WHAT NEEDS TO BE DONE: Restate the full listing word for word and leave the pictures out.

DATA SECTION:
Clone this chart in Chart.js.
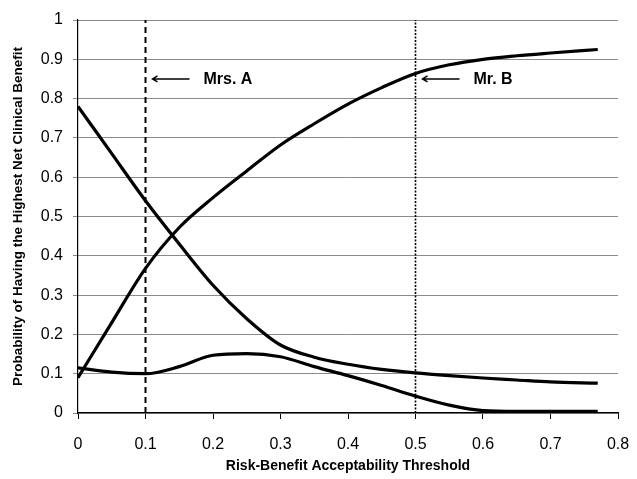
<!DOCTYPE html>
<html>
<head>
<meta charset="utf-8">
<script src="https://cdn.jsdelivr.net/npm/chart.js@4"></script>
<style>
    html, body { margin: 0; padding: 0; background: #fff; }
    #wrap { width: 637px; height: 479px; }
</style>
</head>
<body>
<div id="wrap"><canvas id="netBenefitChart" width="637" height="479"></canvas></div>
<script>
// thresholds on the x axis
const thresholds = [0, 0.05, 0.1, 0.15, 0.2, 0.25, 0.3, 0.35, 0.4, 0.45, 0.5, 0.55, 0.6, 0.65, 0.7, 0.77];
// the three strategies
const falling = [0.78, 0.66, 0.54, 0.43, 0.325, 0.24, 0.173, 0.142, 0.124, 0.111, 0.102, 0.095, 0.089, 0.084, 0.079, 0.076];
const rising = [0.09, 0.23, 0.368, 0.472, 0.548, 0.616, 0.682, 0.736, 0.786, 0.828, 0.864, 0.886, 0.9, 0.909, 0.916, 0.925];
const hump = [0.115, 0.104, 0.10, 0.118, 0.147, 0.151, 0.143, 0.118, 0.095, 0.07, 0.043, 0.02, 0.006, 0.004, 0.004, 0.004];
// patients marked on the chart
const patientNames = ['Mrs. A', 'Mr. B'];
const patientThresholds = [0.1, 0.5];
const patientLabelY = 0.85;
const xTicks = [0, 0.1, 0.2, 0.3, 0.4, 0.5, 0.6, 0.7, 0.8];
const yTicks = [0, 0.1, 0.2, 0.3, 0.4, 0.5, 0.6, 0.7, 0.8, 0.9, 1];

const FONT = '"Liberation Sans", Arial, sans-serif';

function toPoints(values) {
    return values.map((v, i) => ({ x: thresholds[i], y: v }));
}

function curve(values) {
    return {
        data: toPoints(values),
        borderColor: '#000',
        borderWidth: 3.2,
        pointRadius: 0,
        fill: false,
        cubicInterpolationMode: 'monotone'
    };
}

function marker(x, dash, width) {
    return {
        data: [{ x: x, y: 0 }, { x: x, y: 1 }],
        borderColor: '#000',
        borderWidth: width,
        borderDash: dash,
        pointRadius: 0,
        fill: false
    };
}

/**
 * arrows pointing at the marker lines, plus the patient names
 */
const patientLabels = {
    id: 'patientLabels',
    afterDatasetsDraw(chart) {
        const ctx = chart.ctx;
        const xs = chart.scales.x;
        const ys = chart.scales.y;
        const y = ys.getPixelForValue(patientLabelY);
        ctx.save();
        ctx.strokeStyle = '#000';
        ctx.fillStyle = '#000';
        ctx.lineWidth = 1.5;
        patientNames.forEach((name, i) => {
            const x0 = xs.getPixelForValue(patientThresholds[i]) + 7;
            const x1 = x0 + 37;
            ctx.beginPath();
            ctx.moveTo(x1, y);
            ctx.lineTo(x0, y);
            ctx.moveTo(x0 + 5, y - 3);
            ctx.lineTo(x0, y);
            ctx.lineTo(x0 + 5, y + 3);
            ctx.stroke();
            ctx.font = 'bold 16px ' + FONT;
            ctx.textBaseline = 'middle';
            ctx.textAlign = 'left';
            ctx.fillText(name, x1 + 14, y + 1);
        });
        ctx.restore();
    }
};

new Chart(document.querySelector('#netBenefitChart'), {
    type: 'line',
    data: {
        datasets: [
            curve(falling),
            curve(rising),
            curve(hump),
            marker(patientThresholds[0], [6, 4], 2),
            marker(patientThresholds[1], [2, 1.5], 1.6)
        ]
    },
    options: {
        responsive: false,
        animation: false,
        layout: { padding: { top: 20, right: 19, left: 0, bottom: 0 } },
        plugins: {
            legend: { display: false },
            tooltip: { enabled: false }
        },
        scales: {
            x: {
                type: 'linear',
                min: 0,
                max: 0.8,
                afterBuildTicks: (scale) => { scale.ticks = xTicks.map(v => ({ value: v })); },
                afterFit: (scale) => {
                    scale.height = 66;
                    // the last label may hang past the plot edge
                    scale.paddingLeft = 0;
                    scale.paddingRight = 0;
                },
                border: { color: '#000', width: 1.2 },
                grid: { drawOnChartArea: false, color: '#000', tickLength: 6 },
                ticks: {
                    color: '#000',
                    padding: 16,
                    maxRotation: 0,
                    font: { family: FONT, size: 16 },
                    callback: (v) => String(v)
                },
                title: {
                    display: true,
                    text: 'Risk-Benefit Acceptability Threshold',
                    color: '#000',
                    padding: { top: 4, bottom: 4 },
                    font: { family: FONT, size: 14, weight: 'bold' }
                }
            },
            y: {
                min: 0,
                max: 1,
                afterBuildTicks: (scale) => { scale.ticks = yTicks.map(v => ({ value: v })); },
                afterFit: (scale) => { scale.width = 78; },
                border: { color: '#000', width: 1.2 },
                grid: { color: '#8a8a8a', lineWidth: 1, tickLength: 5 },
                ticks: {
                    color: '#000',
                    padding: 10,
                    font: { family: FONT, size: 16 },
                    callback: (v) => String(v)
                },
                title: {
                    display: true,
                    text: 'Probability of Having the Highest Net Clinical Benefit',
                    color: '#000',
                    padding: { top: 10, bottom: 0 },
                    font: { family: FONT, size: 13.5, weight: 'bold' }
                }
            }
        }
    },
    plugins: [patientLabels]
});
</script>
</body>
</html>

WRITTEN RESPONSE:
Clone this chart in Chart.js.
<!DOCTYPE html>
<html>
<head>
<meta charset="utf-8">
<script src="https://cdn.jsdelivr.net/npm/chart.js@4"></script>
<style>
    html, body { margin: 0; padding: 0; background: #fff; }
    #wrap { width: 637px; height: 479px; }
</style>
</head>
<body>
<div id="wrap"><canvas id="netBenefitChart" width="637" height="479"></canvas></div>
<script>
// thresholds on the x axis
const thresholds = [0, 0.05, 0.1, 0.15, 0.2, 0.25, 0.3, 0.35, 0.4, 0.45, 0.5, 0.55, 0.6, 0.65, 0.7, 0.77];
// the three strategies
const falling = [0.78, 0.66, 0.54, 0.43, 0.325, 0.24, 0.173, 0.142, 0.124, 0.111, 0.102, 0.095, 0.089, 0.084, 0.079, 0.076];
const rising = [0.09, 0.23, 0.368, 0.472, 0.548, 0.616, 0.682, 0.736, 0.786, 0.828, 0.864, 0.886, 0.9, 0.909, 0.916, 0.925];
const hump = [0.115, 0.104, 0.10, 0.118, 0.147, 0.151, 0.143, 0.118, 0.095, 0.07, 0.043, 0.02, 0.006, 0.004, 0.004, 0.004];
// patients marked on the chart
const patientNames = ['Mrs. A', 'Mr. B'];
const patientThresholds = [0.1, 0.5];
const patientLabelY = 0.85;
const xTicks = [0, 0.1, 0.2, 0.3, 0.4, 0.5, 0.6, 0.7, 0.8];
const yTicks = [0, 0.1, 0.2, 0.3, 0.4, 0.5, 0.6, 0.7, 0.8, 0.9, 1];

const FONT = '"Liberation Sans", Arial, sans-serif';

function toPoints(values) {
    return values.map((v, i) => ({ x: thresholds[i], y: v }));
}

function curve(values) {
    return {
        data: toPoints(values),
        borderColor: '#000',
        borderWidth: 3.2,
        pointRadius: 0,
        fill: false,
        cubicInterpolationMode: 'monotone'
    };
}

function marker(x, dash, width) {
    return {
        data: [{ x: x, y: 0 }, { x: x, y: 1 }],
        borderColor: '#000',
        borderWidth: width,
        borderDash: dash,
        pointRadius: 0,
        fill: false
    };
}

/**
 * arrows pointing at the marker lines, plus the patient names
 */
const patientLabels = {
    id: 'patientLabels',
    afterDatasetsDraw(chart) {
        const ctx = chart.ctx;
        const xs = chart.scales.x;
        const ys = chart.scales.y;
        const y = ys.getPixelForValue(patientLabelY);
        ctx.save();
        ctx.strokeStyle = '#000';
        ctx.fillStyle = '#000';
        ctx.lineWidth = 1.5;
        patientNames.forEach((name, i) => {
            const x0 = xs.getPixelForValue(patientThresholds[i]) + 7;
            const x1 = x0 + 37;
            ctx.beginPath();
            ctx.moveTo(x1, y);
            ctx.lineTo(x0, y);
            ctx.moveTo(x0 + 5, y - 3);
            ctx.lineTo(x0, y);
            ctx.lineTo(x0 + 5, y + 3);
            ctx.stroke();
            ctx.font = 'bold 16px ' + FONT;
            ctx.textBaseline = 'middle';
            ctx.textAlign = 'left';
            ctx.fillText(name, x1 + 14, y + 1);
        });
        ctx.restore();
    }
};

new Chart(document.querySelector('#netBenefitChart'), {
    type: 'line',
    data: {
        datasets: [
            curve(falling),
            curve(rising),
            curve(hump),
            marker(patientThresholds[0], [6, 4], 2),
            marker(patientThresholds[1], [2, 1.5], 1.6)
        ]
    },
    options: {
        responsive: false,
        animation: false,
        layout: { padding: { top: 20, right: 19, left: 0, bottom: 0 } },
        plugins: {
            legend: { display: false },
            tooltip: { enabled: false }
        },
        scales: {
            x: {
                type: 'linear',
                min: 0,
                max: 0.8,
                afterBuildTicks: (scale) => { scale.ticks = xTicks.map(v => ({ value: v })); },
                afterFit: (scale) => {
                    scale.height = 66;
                    // the last label may hang past the plot edge
                    scale.paddingLeft = 0;
                    scale.paddingRight = 0;
                },
                border: { color: '#000', width: 1.2 },
                grid: { drawOnChartArea: false, color: '#000', tickLength: 6 },
                ticks: {
                    color: '#000',
                    padding: 16,
                    maxRotation: 0,
                    font: { family: FONT, size: 16 },
                    callback: (v) => String(v)
                },
                title: {
                    display: true,
                    text: 'Risk-Benefit Acceptability Threshold',
                    color: '#000',
                    padding: { top: 4, bottom: 4 },
                    font: { family: FONT, size: 14, weight: 'bold' }
                }
            },
            y: {
                min: 0,
                max: 1,
                afterBuildTicks: (scale) => { scale.ticks = yTicks.map(v => ({ value: v })); },
                afterFit: (scale) => { scale.width = 78; },
                border: { color: '#000', width: 1.2 },
                grid: { color: '#8a8a8a', lineWidth: 1, tickLength: 5 },
                ticks: {
                    color: '#000',
                    padding: 10,
                    font: { family: FONT, size: 16 },
                    callback: (v) => String(v)
                },
                title: {
                    display: true,
                    text: 'Probability of Having the Highest Net Clinical Benefit',
                    color: '#000',
                    padding: { top: 10, bottom: 0 },
                    font: { family: FONT, size: 13.5, weight: 'bold' }
                }
            }
        }
    },
    plugins: [patientLabels]
});
</script>
</body>
</html>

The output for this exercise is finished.